**GIVEN MATERIAL**.
##############################
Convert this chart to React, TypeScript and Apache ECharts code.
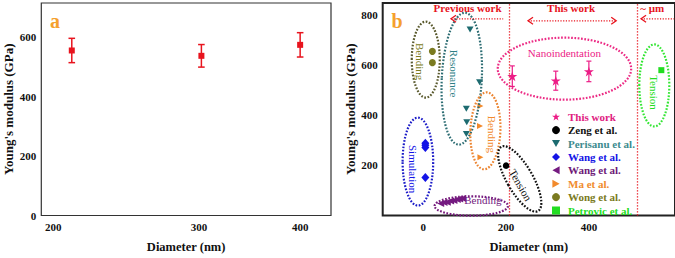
import React, { useEffect, useRef } from "react";
import * as echarts from "echarts";

const SERIF = "'Liberation Serif', 'Times New Roman', serif";

// ---- data ----
const diameters = [215, 320, 400];
const modulus = [556, 538, 575];
const modulusErr = [41, 38, 41];

const zeng = [[200, 199]];
const perisanu = [[113, 742], [136, 532], [104, 426], [105, 372], [104, 325]];
const wangSim = [[5, 288], [5, 280], [5, 271], [5, 152]];
const wangBend = [[42, 48], [50, 52], [58, 53], [66, 58], [74, 60], [82, 64], [88, 66], [95, 68]];
const ma = [[138, 437], [137, 357], [138, 232]];
const wong = [[22, 655], [22, 610]];
const petrovic = [[575, 580]];

const xLabelPosA = [200, 318, 400];
const xLabelTextA = ["200", "300", "400"];
const yTicksA = [0, 200, 400, 600];
const xTicksB = [0, 200, 400];
const yTicksB = [200, 400, 600, 800];
const regionBounds = [207, 516];

// ---- colours ----
const C = {
  red: "#e8141e",
  pink: "#ec1c86",
  black: "#111111",
  teal: "#2f7f86",
  blue: "#1414e6",
  purple: "#741a80",
  orange: "#f28a2c",
  olive: "#7a7a20",
  green: "#22dd22",
  panel: "#f5a02e",
};

const STAR = "path://M50,0 L61.2,34.5 L97.6,34.5 L68.2,55.9 L79.4,90.5 L50,69.1 L20.6,90.5 L31.8,55.9 L2.4,34.5 L38.8,34.5 Z";
const TRI_DOWN = "path://M0,0 L10,0 L5,9 Z";
const TRI_LEFT = "path://M9,0 L9,10 L0,5 Z";
const TRI_RIGHT = "path://M0,0 L0,10 L9,5 Z";

// annotations (panel b, data coordinates)
const ellipses = [
  { c: [6, 622], rx: 14, ry: 38, rot: 0, color: "#5a5a2e" },
  { c: [93, 546], rx: 20, ry: 66, rot: -0.05, color: "#2d6d73" },
  { c: [150, 338], rx: 15, ry: 38.5, rot: -0.04, color: "#ec8430" },
  { c: [-13, 215], rx: 15.3, ry: 44, rot: 0, color: "#1c1cc8" },
  { c: [116, 38], rx: 36.7, ry: 9.7, rot: 0, color: "#761a7c" },
  { c: [233, 146], rx: 13, ry: 37, rot: 0.52, color: "#111111" },
  { c: [341, 586], rx: 66.7, ry: 31, rot: 0, color: "#ec2a84" },
  { c: [558, 519], rx: 15, ry: 41, rot: 0, color: "#33e633" },
];
const notes = [
  { text: "Bending", at: [-8, 614], rot: -90, color: C.olive, size: 11, bold: false },
  { text: "Resonance", at: [74, 566], rot: -90, color: C.teal, size: 11, bold: false },
  { text: "Bending", at: [165, 324], rot: -90, color: C.orange, size: 11, bold: false },
  { text: "Simulation", at: [-25, 185], rot: -90, color: C.blue, size: 11, bold: false },
  { text: "Bending", at: [144, 62], rot: 0, color: C.purple, size: 11, bold: false },
  { text: "Tension", at: [235, 122], rot: -60, color: C.black, size: 11, bold: false },
  { text: "Nanoindentation", at: [341, 650], rot: 0, color: C.pink, size: 11, bold: false },
  { text: "Tension", at: [558, 491], rot: -90, color: C.green, size: 11, bold: false },
  { text: "Previous work", at: [107, 828], rot: 0, color: C.red, size: 11, bold: true },
  { text: "This work", at: [357, 828], rot: 0, color: C.red, size: 11, bold: true },
  { text: "~ µm", at: [553, 828], rot: 0, color: C.red, size: 11, bold: true },
];
const arrows = [
  { from: 67, to: 193, y: 785, heads: ["start"] },
  { from: 253, to: 466, y: 777, heads: ["start", "end"] },
  { from: 526, to: 606, y: 785, heads: ["start"] },
];

const errBar = (color: string, cap: number, lw: number) => (_p: any, api: any) => {
  const x = api.value(0);
  const y = api.value(1);
  const e = api.value(2);
  const top = api.coord([x, y + e]);
  const bot = api.coord([x, y - e]);
  const style = { stroke: color, lineWidth: lw };
  return {
    type: "group",
    children: [
      { type: "line", shape: { x1: top[0], y1: top[1], x2: bot[0], y2: bot[1] }, style },
      { type: "line", shape: { x1: top[0] - cap, y1: top[1], x2: top[0] + cap, y2: top[1] }, style },
      { type: "line", shape: { x1: bot[0] - cap, y1: bot[1], x2: bot[0] + cap, y2: bot[1] }, style },
    ],
  };
};

const tickLabel = {
  fontFamily: SERIF,
  fontSize: 11,
  fontWeight: "bold" as const,
  color: "#111",
};
const axisName = {
  fontFamily: SERIF,
  fontSize: 12.5,
  fontWeight: "bold" as const,
  color: "#111",
};

export default function App() {
  const ref = useRef<HTMLDivElement>(null);
  useEffect(() => {
    if (!ref.current) return;
    const chart = echarts.init(ref.current, undefined, { renderer: "svg" });
    const thisWork = diameters.map((d, i) => [d, modulus[i]]);
    const errData = diameters.map((d, i) => [d, modulus[i], modulusErr[i]]);
    const sc = (name: string, data: number[][], symbol: string, size: any, color: string, extra: any = {}) => ({
      type: "scatter",
      name,
      xAxisIndex: 1,
      yAxisIndex: 1,
      data,
      symbol,
      symbolSize: size,
      itemStyle: { color, opacity: 1 },
      z: 5,
      ...extra,
    });
    const legendItems = [
      { name: "This work", color: "#e0207f" },
      { name: "Zeng et al.", color: "#111111" },
      { name: "Perisanu et al.", color: "#3d8b8e" },
      { name: "Wang et al. (sim)", color: "#1414e6" },
      { name: "Wang et al. (bend)", color: "#6e1a78" },
      { name: "Ma et al.", color: "#f08c2e" },
      { name: "Wong et al.", color: "#7a7a22" },
      { name: "Petrovic et al.", color: "#22dd22" },
    ];
    chart.setOption({
      animation: false,
      grid: [
        { left: 41.3, top: 3, width: 289.7, height: 213.7, show: true, borderColor: "#333", borderWidth: 1.2, backgroundColor: "transparent" },
        { left: 382.7, top: 3, width: 293, height: 213.7, show: true, borderColor: "#222", borderWidth: 2, backgroundColor: "transparent" },
      ],
      xAxis: [
        {
          gridIndex: 0, type: "value", min: 190.3, max: 425,
          axisLine: { show: false }, axisTick: { show: false }, splitLine: { show: false },
          axisLabel: {
            ...tickLabel, margin: 6, customValues: xLabelPosA,
            formatter: (v: number) => xLabelTextA[xLabelPosA.indexOf(v)] ?? "",
          },
          name: "Diameter (nm)", nameLocation: "middle", nameGap: 24.5, nameTextStyle: axisName,
        },
        {
          gridIndex: 1, type: "value", min: -98, max: 608,
          axisLine: { show: false }, axisTick: { show: false }, splitLine: { show: false },
          axisLabel: { ...tickLabel, margin: 6, customValues: xTicksB },
          name: "Diameter (nm)", nameLocation: "middle", nameGap: 24.5, nameTextStyle: axisName,
        },
      ],
      yAxis: [
        {
          gridIndex: 0, type: "value", min: 0, max: 716,
          axisLine: { show: false }, axisTick: { show: false }, splitLine: { show: false },
          axisLabel: { ...tickLabel, margin: 5, customValues: yTicksA },
          name: "Young's modulus (GPa)", nameLocation: "middle", nameGap: 26, nameTextStyle: { ...axisName, fontSize: 13 },
        },
        {
          gridIndex: 1, type: "value", min: 0, max: 848,
          axisLine: { show: false }, axisTick: { show: false }, splitLine: { show: false },
          axisLabel: { ...tickLabel, margin: 5, customValues: yTicksB },
          name: "Young's modulus (GPa)", nameLocation: "middle", nameGap: 26, nameTextStyle: { ...axisName, fontSize: 13 },
        },
      ],
      legend: {
        orient: "vertical",
        left: 552,
        top: 111.2,
        padding: 0,
        itemWidth: 8,
        itemHeight: 8,
        itemGap: 2.4,
        selectedMode: false,
        formatter: (n: string) => n.replace(/ \(.*\)$/, ""),
        textStyle: { fontFamily: SERIF, fontSize: 11, fontWeight: "bold", padding: [0, 0, 0, 3] },
        data: legendItems.map((l) => ({ name: l.name, textStyle: { color: l.color } })),
      },
      series: [
        {
          type: "custom", name: "err a", xAxisIndex: 0, yAxisIndex: 0, data: errData,
          renderItem: errBar(C.red, 3.3, 1.5), silent: true, z: 3,
        },
        {
          type: "scatter", name: "panel a", xAxisIndex: 0, yAxisIndex: 0, data: thisWork,
          symbol: "rect", symbolSize: 6, itemStyle: { color: C.red, opacity: 1 }, z: 4,
        },
        {
          type: "custom", name: "err b", xAxisIndex: 1, yAxisIndex: 1, data: errData,
          renderItem: errBar(C.pink, 2.5, 1.2), silent: true, z: 3,
        },
        sc("This work", thisWork, STAR, 10, C.pink, {
          markLine: {
            silent: true,
            symbol: ["none", "none"],
            label: { show: false },
            lineStyle: { color: C.red, type: [1.2, 1.8], width: 1.3 },
            data: regionBounds.map((x) => ({ xAxis: x })),
          },
        }),
        sc("Zeng et al.", zeng, "circle", 6.5, "#000000"),
        sc("Perisanu et al.", perisanu, TRI_DOWN, [7, 6], "#1d6b70"),
        sc("Wang et al. (sim)", wangSim, "diamond", [8, 9], C.blue),
        sc("Wang et al. (bend)", wangBend, TRI_LEFT, [7, 7], C.purple),
        sc("Ma et al.", ma, TRI_RIGHT, [6, 6], C.orange),
        sc("Wong et al.", wong, "circle", 7, C.olive),
        sc("Petrovic et al.", petrovic, "rect", 6, C.green),
      ],
    });

    const toPx = (p: number[]) => chart.convertToPixel({ gridIndex: 1 } as any, p) as unknown as number[];
    const graphics: any[] = [];
    ellipses.forEach((e) => {
      const [cx, cy] = toPx(e.c);
      graphics.push({
        type: "ellipse", x: cx, y: cy, rotation: e.rot, silent: true,
        shape: { cx: 0, cy: 0, rx: e.rx, ry: e.ry },
        style: { fill: "transparent", stroke: e.color, lineWidth: 2.2, lineDash: [1.7, 1.6] },
        z: 10,
      });
    });
    notes.forEach((n) => {
      const [x, y] = toPx(n.at);
      graphics.push({
        type: "text", x, y, rotation: (n.rot * Math.PI) / 180, silent: true, z: 11,
        style: {
          text: n.text, fill: n.color,
          font: `${n.bold ? "bold " : ""}${n.size}px ${SERIF}`,
          align: "center", verticalAlign: "middle", textAlign: "center", textVerticalAlign: "middle",
        },
      });
    });
    arrows.forEach((a) => {
      const [x1, y] = toPx([a.from, a.y]);
      const [x2] = toPx([a.to, a.y]);
      const st = { stroke: C.red, lineWidth: 1.3, fill: null };
      graphics.push({
        type: "polyline", silent: true, z: 11,
        shape: { points: [[x1, y], [x2, y]] },
        style: { ...st, lineDash: [1.2, 1.5] },
      });
      if (a.heads.includes("start")) {
        graphics.push({ type: "polyline", silent: true, z: 11, shape: { points: [[x1 + 5, y - 3.5], [x1, y], [x1 + 5, y + 3.5]] }, style: st });
      }
      if (a.heads.includes("end")) {
        graphics.push({ type: "polyline", silent: true, z: 11, shape: { points: [[x2 - 5, y - 3.5], [x2, y], [x2 - 5, y + 3.5]] }, style: st });
      }
    });
    graphics.push({
      type: "text", x: 55, y: 21, silent: true, z: 11,
      style: { text: "a", fill: C.panel, font: `bold 20px ${SERIF}`, align: "center", verticalAlign: "middle", textAlign: "center", textVerticalAlign: "middle" },
    });
    graphics.push({
      type: "text", x: 397, y: 21, silent: true, z: 11,
      style: { text: "b", fill: C.panel, font: `bold 20px ${SERIF}`, align: "center", verticalAlign: "middle", textAlign: "center", textVerticalAlign: "middle" },
    });
    chart.setOption({ graphic: graphics });

    return () => chart.dispose();
  }, []);
  return (
    <div
      ref={ref}
      style={{ position: "absolute", left: 0, top: 0, width: 675, height: 258, background: "#fff" }}
    />
  );
}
##############################
**WRITTEN EXERCISE**.
Starting at the top of the listing above, please restate word for word each line up to and including the one that holds "const modulusErr = [41, 38, 41];", omitting every image.

**OUTPUT OF THE EXERCISE**.
Convert this chart to React, TypeScript and Apache ECharts code.
import React, { useEffect, useRef } from "react";
import * as echarts from "echarts";

const SERIF = "'Liberation Serif', 'Times New Roman', serif";

// ---- data ----
const diameters = [215, 320, 400];
const modulus = [556, 538, 575];
const modulusErr = [41, 38, 41];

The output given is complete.